Using one link everywhere
This saves time in the moment but removes placement-level insight. If different channels matter to you, create distinct short links.
Letting naming drift
If one person uses “yt,” another uses “youtube,” and a third uses “video-desc,” your reports become harder to filter and compare. Keep a naming dictionary and enforce it.
Changing slugs casually
Public short links should be treated as stable assets. If you need new labels for internal organization, use internal metadata fields instead of constantly replacing public URLs.
Mixing campaign and evergreen links
A link for a limited promotion should usually not be reused later as an evergreen affiliate path. Separate short-lived campaigns from long-term destination links.
Ignoring redirect governance
Redirect behavior matters operationally and, in some contexts, for SEO and user trust. Keep redirects straightforward, minimize unnecessary hops, and document link ownership. If your team needs a broader view, Best Branded URL Shorteners for Marketing Teams can help frame the platform considerations, while URL Shortener Pricing Comparison: Free, Pro, and Enterprise Plans is useful when you are comparing feature depth and governance needs.
Overcomplicating attribution
Not every affiliate program will give you perfect end-to-end attribution. That is normal. Do not destroy reporting clarity by adding too many tags, custom rules, or duplicate tracking layers. For most teams, a strong click measurement system is more useful than a fragile “everything everywhere” model.
Failing to review inactive or broken links
Affiliate links are not set-and-forget assets. Offers expire. Merchants replatform. Tracking parameters break. Schedule regular checks.
When to revisit
A good affiliate link tracking system is not permanent. It should be reviewed whenever the underlying method, tools, or business model changes. Use the list below as a practical trigger set.
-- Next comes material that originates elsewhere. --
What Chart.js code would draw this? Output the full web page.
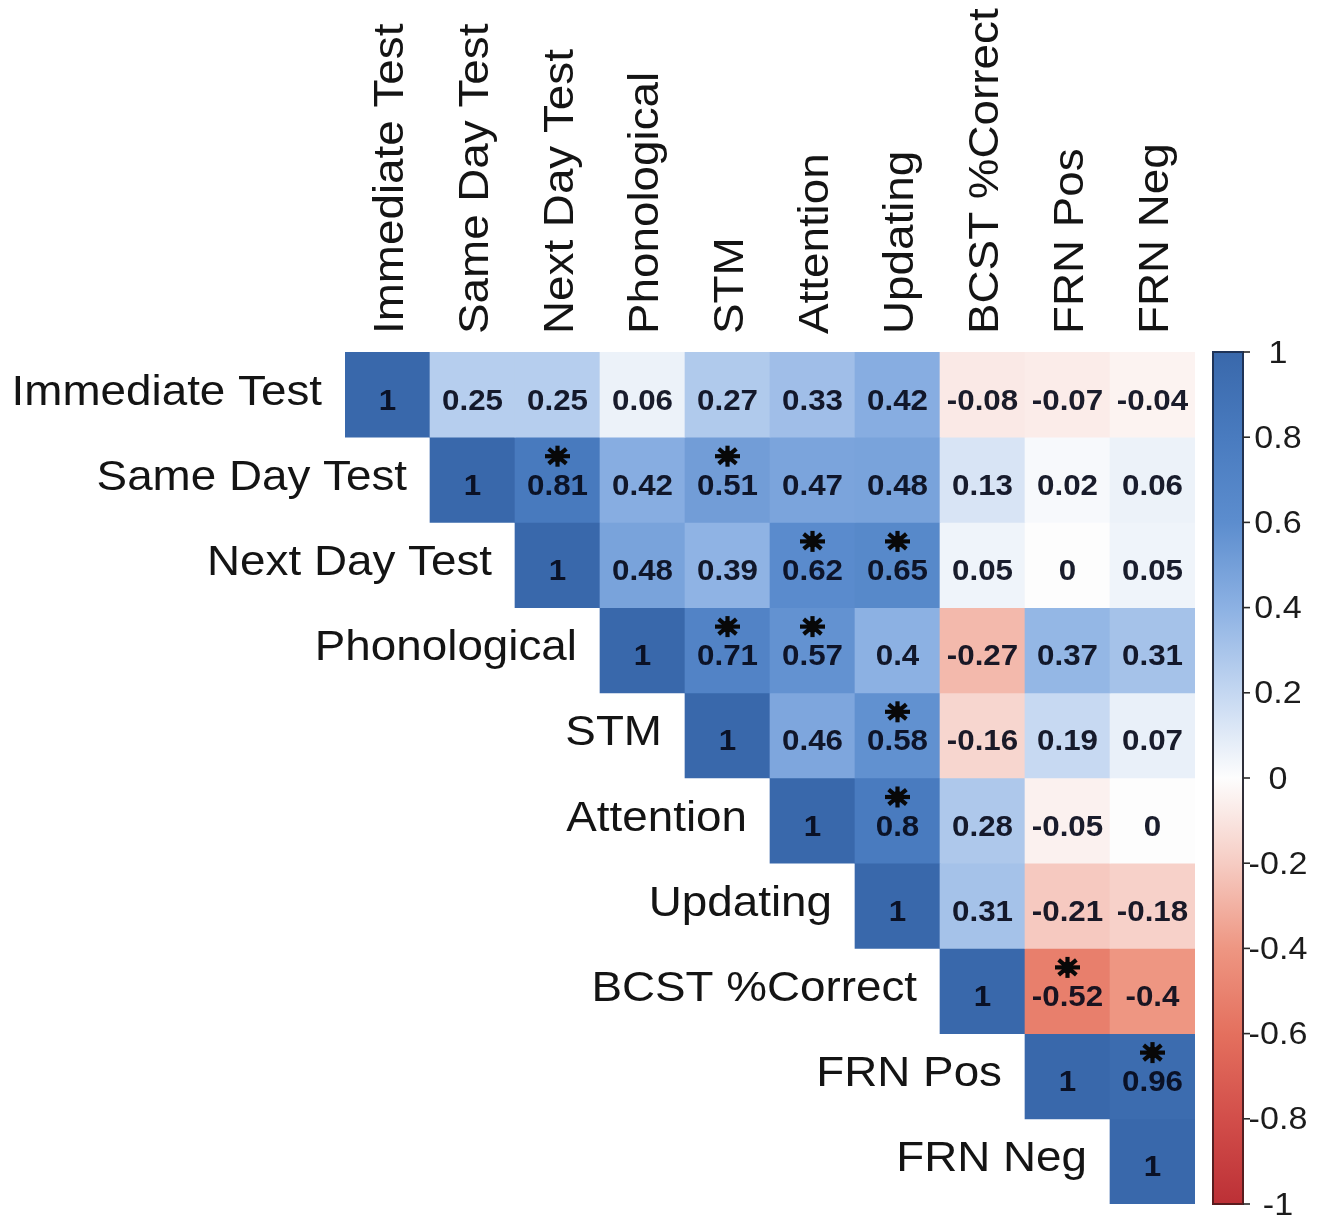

- When a major traffic channel grows: if a newsletter, video channel, partner page, or link in bio hub becomes more important, break reporting out more granularly.
- When you add a new link management platform or link shortener: review naming rules, redirect behavior, analytics fields, and historical migration plans.
- When affiliate destinations change often: strengthen your inventory and review cadence.
- When your team grows: create documented conventions so new contributors do not create reporting sprawl.
- When QR, social, or offline placements are added: decide whether each deserves its own link and reporting category.
- When new privacy standards or internal policies appear: simplify measurement to the minimum useful data set.
A practical quarterly review can be enough for many teams. During that review:
- Export your active affiliate links.
- Group them by offer, channel, and campaign.
- Merge duplicates or retire unused links.
- Check destinations for accuracy.
- Standardize labels that drifted.
- Flag top performers for deeper content or placement testing.
If you also use link pages as a discovery layer, it is worth revisiting how affiliate links fit into that wider structure over time. This article adds useful context: The New SEO Role of Link Pages in AI and Commerce Discovery.
The simplest action plan is this: create one branded short link per meaningful placement, use a clear naming convention, keep destinations editable, and review your active inventory on a schedule. That gives you cleaner affiliate click analytics today and a link library you can still trust later.